The most popular climbing places are:
- Labské Pískovce (Labe sandstones): location - Ústí nad Labem region
- Český Ráj (Czech Paradise): location - North-east Bohemia
- Adršpašsko-teplické skály (Adršpašsko-teplické rocks): location - Broumovsko area, Hradec Králové region
- Moravský kras (Moravian Karst): location - Blanensko area, South Moravian region
- Český kras (Czech Karst): location - Berounsko area, central Bohemian region
- Křivoklátsko: location - Rakovnicko area, central Bohemian region
Czechia offers ideal conditions for walking tours. An unusually rich network of well-marked footpaths evenly covers the entire territory. This makes it possible to find one's way even in remote areas of the country. Hiking trails are marked with signs consisting of three horizontal stripes. The middle stripe indicates the trail colour, which can be red, blue, green or yellow. The colour indicates the level of difficulty of the trail. Both the upper and the lower stripes are white to make the sign more visible.
The most popular tourist regions include the Krkonoše National Park and the Šumava National Park. Walking enthusiasts should not miss the romantic sandstone ''rock towns'' in Český ráj (Bohemian Paradise), or some of the wild river valleys such as the valley of the Dyje River in Moravia, the Vydra River in Šumava or the Střela River in west Bohemia.
If you plan to travel around Czechia by bicycle, you are legally required to have a properly equipped bicycle (functioning brakes, a red rear reflector, a white front reflector, a red rear light, a white front light as well as front and rear fenders). Bicycle helmets are compulsory for cyclists younger than 18, but are recommended for everyone. Riding a bike while under the influence of alcohol can lead to a fine.
Biking trails are divided into road trails and off-road trails. Signs indicating a biking trail have a yellow background. Road trails are on roads or well-paved paths, and they are marked with signs similar to road signs for motor vehicles. All signs show a bicycle symbol and trail number, and sign posts also show distances in kilometres to other places along the trail.

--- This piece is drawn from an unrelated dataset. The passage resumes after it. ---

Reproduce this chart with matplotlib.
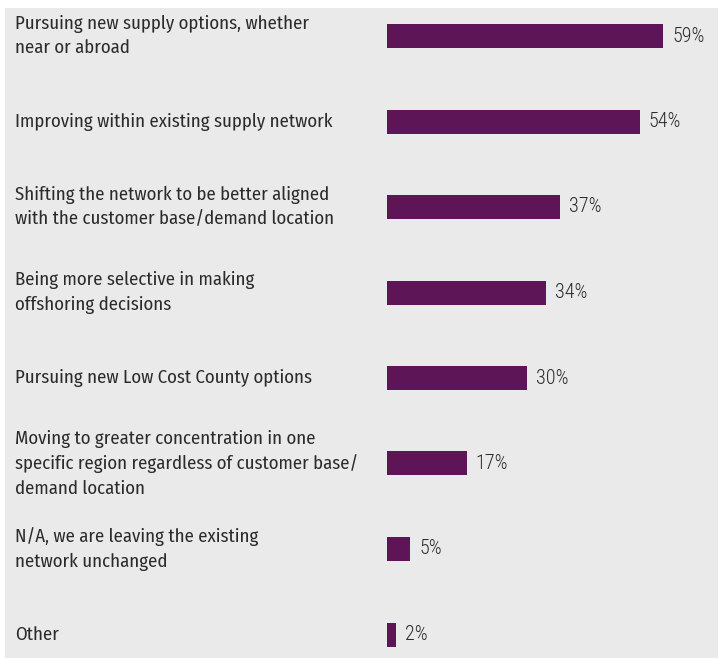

Off-road trails are those that depart from roads with motor traffic and lead through the countryside and terrain, mostly on paths through fields or forest. These trails are marked with striped signs and with guideposts.
The wine trails of southern Moravia make up a unique network of regional bicycle trails connecting the most interesting wineries with historical monuments. The main Moravian Wine Trail connects Znojmo with Uherské Hradiště and travels through ten winemaking regions. Some 1,000 kilometres of trails pass through the beautiful vineyards and gardens of southern Moravia.
The underground world of Czechia includes such unique places as labyrinths of caves connected by underground rivers, large caverns with unique stalagmites and stalactites, extensive halls with historic traces, and a river with a depth of 100 meters that forges its way through the largest Czech gorge.
- Koněpruské Caves: The Koněpruské Caves are situated in central Bohemia, seven kilometres south of Beroun, in the middle of the Bohemian Karst nature reserve, not far from the Křivoklát and Karlštejn castles.
- Punkva Caves: The Punkva Caves can be found in Pustý Žleb, about one kilometre from the Skalní Mlýn information centre. Visitors walk through mighty underground spaces and corridors, as far as the bottom of the world-famous Macocha Abyss. The abyss is 138.7 meters deep, with awe-inspiring dimensions of 174 x 76 meters. The walking tour is followed by a motorboat ride along the Punkva underground river.
Good winter conditions allow for winter sports to be enjoyed for several months. One can take advantage of hundreds of kilometres of well-kept cross-country trails, which are very well marked and regularly maintained, as well as of downhill runs of varying difficulty, snow parks, and skating and sledding facilities. Most winter resorts in Czechia are situated in national parks or in protected areas.
Ski areas also provide a variety of services, including mountain pubs and restaurants. Newcomers to the winter sports scene are also looked after in the Czech mountains, as rental shops provide both ski equipment and experienced instructors to help first-time skiers.
The most popular places are:
- Krkonoše Mountains: The country's best-known ski areas are in this mountain range, including Špindlerův Mlýn, Pec pod Sněžkou, Harrachov and Rokytnice nad Jizerou. Excellent conditions ensure that even the most demanding skier or snowboarder will have something to choose from. The Krkonoše cross-country track is something of a novelty in Europe, as it comprises 520 km of maintained trails. 69 km are used for regular competitions.
- Jizerské Mountains: This is a favourite destination for cross-country skiers. It has some 130 km of well-kept trails.
- Šumava: Zadov, Špičák and Kramolín make up the ski areas of Šumava. Snowboarders have their own area within the confines of Zadov, while cross-country enthusiasts have more than 150 kilometres of trails to choose from.
- Beskydy: Cross-country skiers travel to Beskydy to take advantage of more than 100 kilometres of trails. The Lysohorská trail, the Těšínské Beskydy trail and the Pustevny trail are just a few of the famous routes in the area.